» Written instruction:
Which lines fall between the line holding "Generate a Python" and the line holding "v in y_labels.items())", inclusive? Retype them exactly, without the pictures, and add nothing else.

» Entries shown:
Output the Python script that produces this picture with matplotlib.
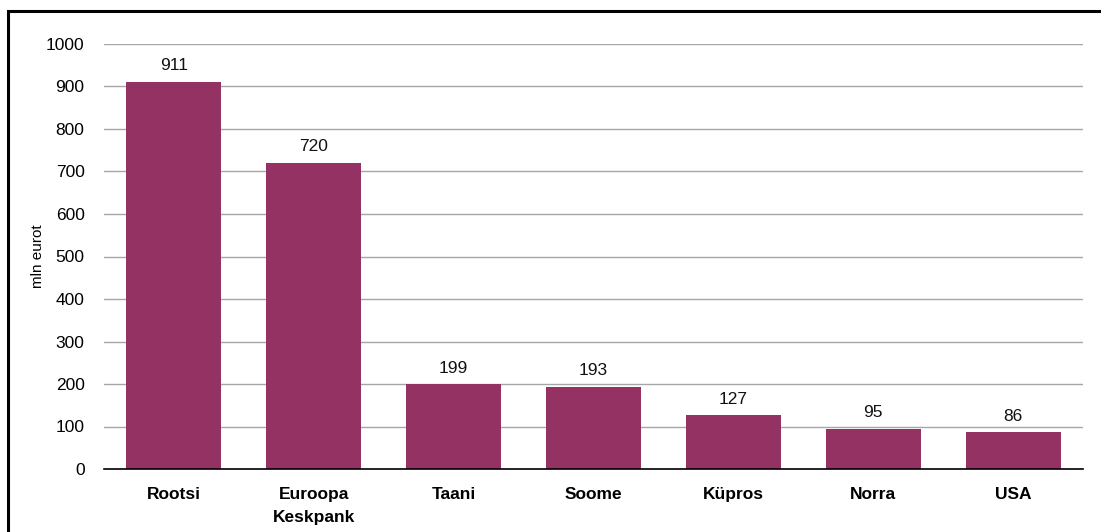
import matplotlib
matplotlib.use("Agg")
import matplotlib.pyplot as plt
from matplotlib.patches import Rectangle

categories = ["Rootsi", "Euroopa\nKeskpank", "Taani", "Soome", "Küpros", "Norra", "USA"]
values = [911, 720, 199, 193, 127, 95, 86]
yticks = [0, 100, 200, 300, 400, 500, 600, 700, 800, 900, 1000]

plt.rcParams['font.family'] = ['Liberation Sans', 'DejaVu Sans']

W, H = 1101, 532
fig = plt.figure(figsize=(W/100, H/100), dpi=100)
ax = fig.add_axes([104/W, 1-469/H, (1083-104)/W, (469-44)/H])

x = list(range(len(categories)))
bars = ax.bar(x, values, width=0.68, color="#943363", zorder=3)
for xi, v in zip(x, values):
    ax.text(xi, v + 20, str(v), ha="center", va="bottom", fontsize=12.5, color="#111111")

ax.set_xlim(-0.5, len(categories) - 0.5)
ax.set_ylim(0, 1000)
ax.set_yticks(yticks)
ax.set_yticklabels([str(t) for t in yticks], fontsize=12.5)
ax.set_xticks(x)
ax.set_xticklabels(categories, fontsize=12.5, fontweight="bold", linespacing=1.65)
ax.tick_params(axis="both", length=0)
ax.tick_params(axis="y", pad=14)
ax.tick_params(axis="x", pad=13)
ax.yaxis.grid(True, color="#a6a6a6", linewidth=1, zorder=0)
for s in ["top", "right", "left"]:
    ax.spines[s].set_visible(False)
ax.spines["bottom"].set_color("black")
ax.spines["bottom"].set_linewidth(1.2)
ax.spines["bottom"].set_zorder(4)
ax.set_ylabel("mln eurot", fontsize=11)
ax.yaxis.set_label_coords(-0.06, 0.5)

fig.patches.append(Rectangle((8/W, -0.1), 1.2, 1 - 11/H + 0.1, transform=fig.transFigure,
                             fill=False, edgecolor="black", linewidth=2.2))

fig.savefig("out.png", dpi=100)
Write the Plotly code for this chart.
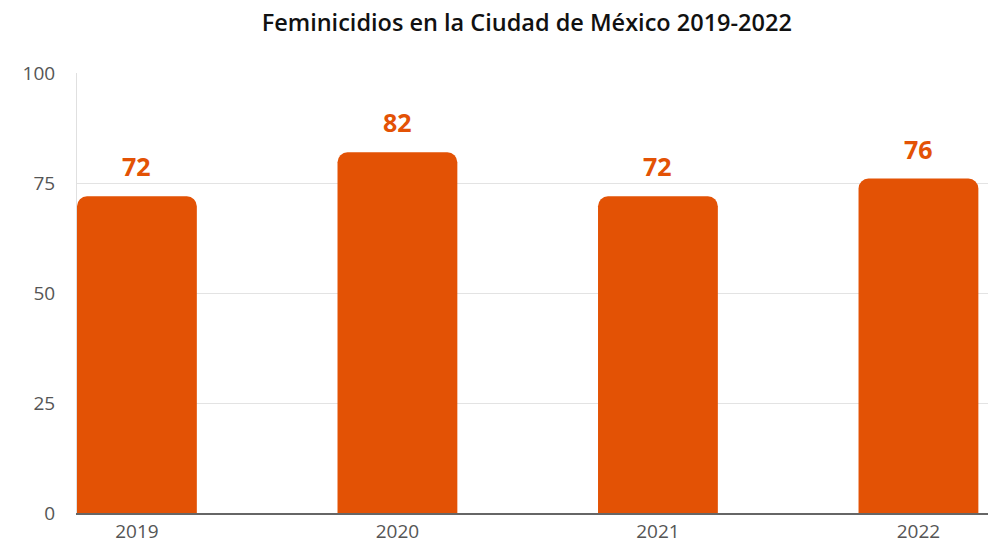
import plotly.graph_objects as go

years = ["2019", "2020", "2021", "2022"]
feminicidios = [72, 82, 72, 76]
y_ticks = [0, 25, 50, 75, 100]

BAR = "#E35205"
FONT = "Open Sans"

fig = go.Figure()
fig.add_trace(go.Bar(
    x=years, y=feminicidios,
    marker=dict(color=BAR, cornerradius=10, line=dict(width=0)),
    width=0.46, hoverinfo="x+y",
))

for i, v in enumerate(feminicidios):
    fig.add_annotation(x=i, y=v, xref="x", yref="y", text=f"<b>{v}</b>",
                       showarrow=False, yanchor="bottom", yshift=11,
                       font=dict(family=FONT, size=25, color=BAR))

fig.update_layout(
    width=992, height=543,
    margin=dict(l=77, r=4, t=73, b=30),
    paper_bgcolor="white", plot_bgcolor="white",
    title=dict(text="Feminicidios en la Ciudad de México 2019-2022",
               x=0.531, xanchor="center", y=0.958, yanchor="middle",
               font=dict(family=FONT, size=23.5, color="#111", weight=600)),
    showlegend=False,
    xaxis=dict(type="category", range=[-0.23, 3.267], showgrid=False,
               showline=True, linecolor="#666", linewidth=1.5,
               ticks="", ticklabelstandoff=0, automargin=False,
               tickfont=dict(family=FONT, size=19, color="#555")),
    yaxis=dict(range=[0, 100], tickvals=y_ticks, showgrid=True,
               gridcolor="#e3e3e3", gridwidth=1, zeroline=False,
               showline=True, linecolor="#e0e0e0", ticks="",
               ticklabelstandoff=17, automargin=False,
               tickfont=dict(family=FONT, size=19, color="#555")),
)

fig.write_html("out.html", config={"displayModeBar": False},
               post_script="document.body.style.margin='0';")
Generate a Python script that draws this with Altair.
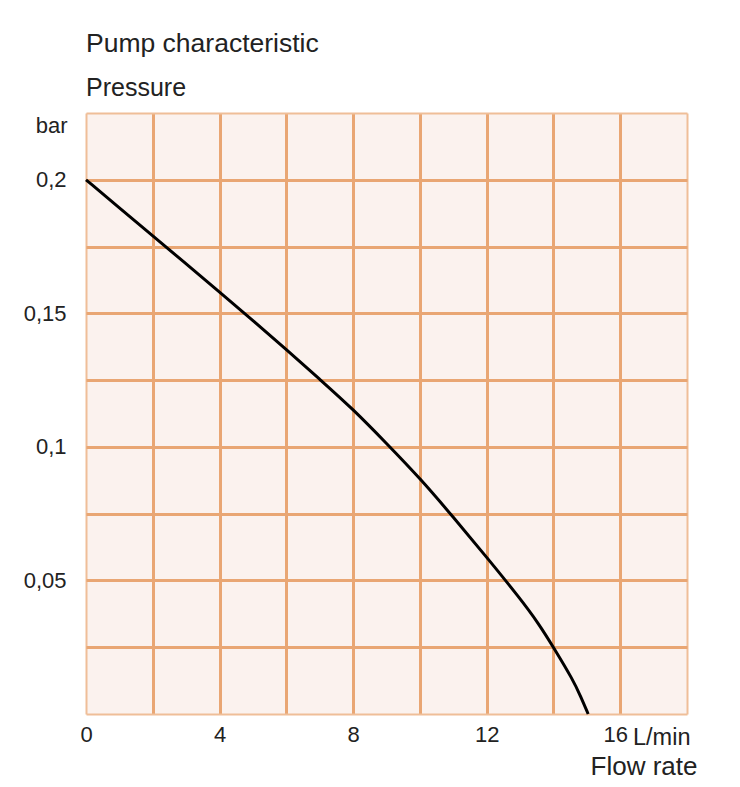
import altair as alt
import pandas as pd

# Curve (flow rate L/min, pressure bar)
flow = [0, 1, 2, 3, 4, 5, 6, 7, 8, 9, 10, 11, 12, 13, 13.55, 14, 14.59, 14.82, 15.04]
pressure = [0.200, 0.1895, 0.179, 0.1685, 0.158, 0.1473, 0.1365, 0.1253, 0.1141,
            0.1013, 0.0883, 0.0737, 0.0587, 0.0433, 0.034, 0.025, 0.0127, 0.0065, 0.0]

x_grid = [0, 2, 4, 6, 8, 10, 12, 14, 16, 18]
x_labels = {0: "0", 4: "4", 8: "8", 12: "12", 16: "16"}
y_grid = [0, 0.025, 0.05, 0.075, 0.1, 0.125, 0.15, 0.175, 0.2, 0.225]
y_labels = {0.05: "0,05", 0.1: "0,1", 0.15: "0,15", 0.2: "0,2"}

df = pd.DataFrame({"flow": flow, "pressure": pressure})

GRID = "#E9A673"
EDGE = "#EFBE98"
TXT = "#222222"
SANS = "Liberation Sans, Arial, Helvetica, sans-serif"

x_expr = " : ".join(f"datum.value == {k} ? '{v}'" for k, v in x_labels.items()) + " : ''"
y_expr = " : ".join(f"abs(datum.value - {k}) < 0.001 ? '{v}'" for k, v in y_labels.items()) + " : ''"

x_axis = alt.Axis(
    values=x_grid, labelExpr=x_expr, grid=True, domain=False, ticks=False, tickSize=0,
    gridColor={"condition": {"test": "datum.value == 0 || datum.value == 18", "value": EDGE}, "value": GRID},
    gridWidth={"condition": {"test": "datum.value == 0 || datum.value == 18", "value": 2}, "value": 3},
    gridOpacity=1, labelFont=SANS, labelFontSize=22, labelColor=TXT, labelPadding=10,
    labelOffset={"condition": {"test": "datum.value == 16", "value": -5}, "value": 0},
    labelFlush=False, labelOverlap=False,
    title="Flow rate", titleFont=SANS, titleFontSize=26, titleFontWeight="normal", titleColor=TXT,
    titleX=611, titleY=60, titleAlign="right", titleBaseline="alphabetic", titleAnchor="end",
)
y_axis = alt.Axis(
    values=y_grid, labelExpr=y_expr, grid=True, domain=False, ticks=False, tickSize=0,
    gridColor={"condition": {"test": "datum.value < 0.001 || datum.value > 0.224", "value": EDGE}, "value": GRID},
    gridWidth={"condition": {"test": "datum.value < 0.001 || datum.value > 0.224", "value": 2}, "value": 3},
    gridOpacity=1, labelFont=SANS, labelFontSize=22, labelColor=TXT, labelPadding=20,
    labelFlush=False, labelOverlap=False,
    title="bar", titleFont=SANS, titleFontSize=22, titleFontWeight="normal", titleColor=TXT,
    titleAngle=0, titleX=-19, titleY=19, titleAlign="right", titleBaseline="alphabetic",
)

line = alt.Chart(df).mark_line(color="black", strokeWidth=3, interpolate="basis").encode(
    x=alt.X("flow:Q", scale=alt.Scale(domain=[0, 18], nice=False, zero=False), axis=x_axis),
    y=alt.Y("pressure:Q", scale=alt.Scale(domain=[0, 0.225], nice=False), axis=y_axis),
)

unit = alt.Chart(pd.DataFrame({"t": ["L/min"]})).mark_text(
    font=SANS, fontSize=23.5, color=TXT, align="left", baseline="alphabetic"
).encode(text="t:N", x=alt.value(547), y=alt.value(632))

chart = alt.layer(line, unit).properties(
    width=601, height=601,
    title=alt.TitleParams(
        text="Pump characteristic", subtitle="Pressure", anchor="start", frame="group",
        font=SANS, fontSize=26.5, fontWeight="normal", color=TXT,
        subtitleFont=SANS, subtitleFontSize=25, subtitleColor=TXT, subtitlePadding=19, offset=1,
    ),
    autosize=alt.AutoSizeParams(type="none"),
    padding={"left": 78, "top": 105, "right": 45, "bottom": 65},
    background="white",
).configure_view(fill="#FBF2EE", stroke=None)

chart.save("out.html", embed_options={"renderer": "svg", "actions": False})
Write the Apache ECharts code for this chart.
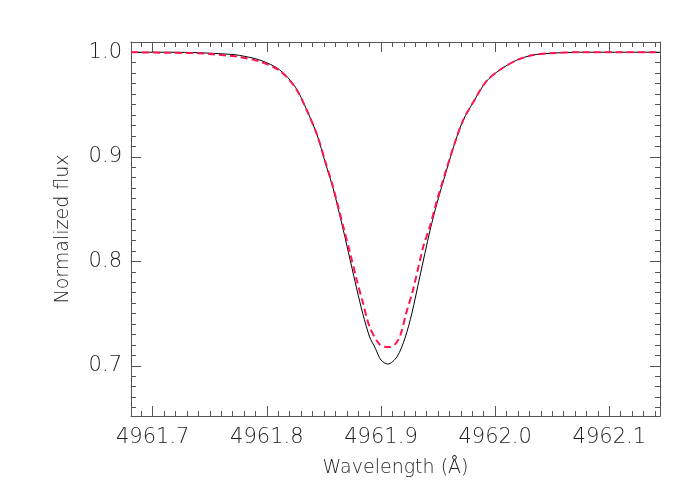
<!DOCTYPE html>
<html>
<head>
<meta charset="utf-8">
<script src="https://cdn.jsdelivr.net/npm/echarts@6/dist/echarts.min.js"></script>
<style>
  html, body { margin: 0; padding: 0; background: #fff; }
  #chart { width: 700px; height: 500px; }
</style>
</head>
<body>
<div id="chart"></div>
<script>
// model profile (solid black)
const modelWave = [4961.681, 4961.715, 4961.741, 4961.768, 4961.776, 4961.794, 4961.811, 4961.825, 4961.835, 4961.844,
    4961.851, 4961.858, 4961.867, 4961.873, 4961.879, 4961.884, 4961.890, 4961.895, 4961.900, 4961.906,
    4961.914, 4961.921, 4961.927, 4961.934, 4961.943, 4961.949, 4961.957, 4961.965, 4961.972, 4961.981,
    4961.992, 4962.004, 4962.019, 4962.033, 4962.048, 4962.074, 4962.144];
const modelFlux = [1.0, 1.0, 0.9995, 0.998, 0.997, 0.9925, 0.9834, 0.9667, 0.9447, 0.9208,
    0.8952, 0.870, 0.8298, 0.8011, 0.7724, 0.7501, 0.7277, 0.7169, 0.7055, 0.7017,
    0.7086, 0.7265, 0.7501, 0.7852, 0.8298, 0.8554, 0.8856, 0.9144, 0.9351, 0.9526,
    0.9718, 0.983, 0.9925, 0.9973, 0.999, 1.0, 1.0];

// observed / fitted profile (red dashed)
const obsWave = [4961.681, 4961.715, 4961.741, 4961.768, 4961.776, 4961.794, 4961.811, 4961.825, 4961.835, 4961.844,
    4961.851, 4961.858, 4961.867, 4961.873, 4961.879, 4961.884, 4961.890, 4961.898, 4961.903, 4961.908,
    4961.913, 4961.917, 4961.922, 4961.928, 4961.937, 4961.943, 4961.949, 4961.957, 4961.965, 4961.972,
    4961.981, 4961.992, 4962.004, 4962.019, 4962.033, 4962.048, 4962.074, 4962.144];
const obsFlux = [1.0, 0.9995, 0.999, 0.9965, 0.9955, 0.991, 0.9825, 0.966, 0.9445, 0.921,
    0.896, 0.871, 0.833, 0.8075, 0.781, 0.761, 0.7373, 0.7214, 0.7182, 0.718,
    0.7215, 0.7294, 0.7501, 0.7724, 0.8139, 0.834, 0.858, 0.887, 0.9144, 0.9351,
    0.9526, 0.9718, 0.983, 0.9925, 0.9973, 0.999, 1.0, 1.0];

const xMin = 4961.681, xMax = 4962.1444;
const yMin = 0.652, yMax = 1.0098;

const chart = echarts.init(document.getElementById('chart'));

const frameColor = '#555';
const textColor = '#1e1e1e';
const labelFont = { fontFamily: 'DejaVu Sans', fontWeight: 200, fontSize: 21, color: textColor };

function frameAxis(position, min, max, splitNumber, showLabel) {
    return {
        type: 'value',
        position: position,
        min: min,
        max: max,
        splitNumber: splitNumber,
        scale: true,
        axisLine: { show: true, onZero: false, lineStyle: { color: frameColor, width: 1 } },
        axisTick: { show: true, inside: true, length: 10, lineStyle: { color: frameColor } },
        minorTick: { show: true, splitNumber: 10, length: 5, lineStyle: { color: frameColor } },
        splitLine: { show: false },
        minorSplitLine: { show: false },
        axisLabel: Object.assign({
            show: showLabel,
            showMinLabel: false,
            showMaxLabel: false,
            formatter: v => v.toFixed(1)
        }, labelFont)
    };
}

const xBottom = frameAxis('bottom', xMin, xMax, 5, true);
xBottom.axisLabel.margin = 11;
xBottom.name = 'Wavelength (Å)';
xBottom.nameLocation = 'middle';
xBottom.nameGap = 43;
xBottom.nameTextStyle = { fontFamily: 'DejaVu Sans', fontWeight: 200, fontSize: 19, color: textColor };

const yLeft = frameAxis('left', yMin, yMax, 4, true);
yLeft.axisLabel.margin = 9;
yLeft.name = 'Normalized flux';
yLeft.nameLocation = 'middle';
yLeft.nameGap = 58;
yLeft.nameTextStyle = { fontFamily: 'DejaVu Sans', fontWeight: 200, fontSize: 19, color: textColor };

chart.setOption({
    animation: false,
    backgroundColor: '#fff',
    grid: { left: 131, right: 40, top: 42, bottom: 84 },
    xAxis: [xBottom, frameAxis('top', xMin, xMax, 5, false)],
    yAxis: [yLeft, frameAxis('right', yMin, yMax, 4, false)],
    series: [
        {
            type: 'line',
            xAxisIndex: 0,
            yAxisIndex: 0,
            data: modelWave.map((w, i) => [w, modelFlux[i]]),
            showSymbol: false,
            smooth: 0.3,
            lineStyle: { color: '#000', width: 1 },
            z: 3
        },
        {
            type: 'line',
            xAxisIndex: 0,
            yAxisIndex: 0,
            data: obsWave.map((w, i) => [w, obsFlux[i]]),
            showSymbol: false,
            smooth: 0.3,
            lineStyle: { color: '#ff1450', width: 2, type: [7, 4] },
            z: 4
        }
    ]
});
</script>
</body>
</html>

» Task result:
Generate a Python script that draws this with Altair.
import altair as alt
import pandas as pd

# Curve (flow rate L/min, pressure bar)
flow = [0, 1, 2, 3, 4, 5, 6, 7, 8, 9, 10, 11, 12, 13, 13.55, 14, 14.59, 14.82, 15.04]
pressure = [0.200, 0.1895, 0.179, 0.1685, 0.158, 0.1473, 0.1365, 0.1253, 0.1141,
            0.1013, 0.0883, 0.0737, 0.0587, 0.0433, 0.034, 0.025, 0.0127, 0.0065, 0.0]

x_grid = [0, 2, 4, 6, 8, 10, 12, 14, 16, 18]
x_labels = {0: "0", 4: "4", 8: "8", 12: "12", 16: "16"}
y_grid = [0, 0.025, 0.05, 0.075, 0.1, 0.125, 0.15, 0.175, 0.2, 0.225]
y_labels = {0.05: "0,05", 0.1: "0,1", 0.15: "0,15", 0.2: "0,2"}

df = pd.DataFrame({"flow": flow, "pressure": pressure})

GRID = "#E9A673"
EDGE = "#EFBE98"
TXT = "#222222"
SANS = "Liberation Sans, Arial, Helvetica, sans-serif"

x_expr = " : ".join(f"datum.value == {k} ? '{v}'" for k, v in x_labels.items()) + " : ''"
y_expr = " : ".join(f"abs(datum.value - {k}) < 0.001 ? '{v}'" for k, v in y_labels.items()) + " : ''"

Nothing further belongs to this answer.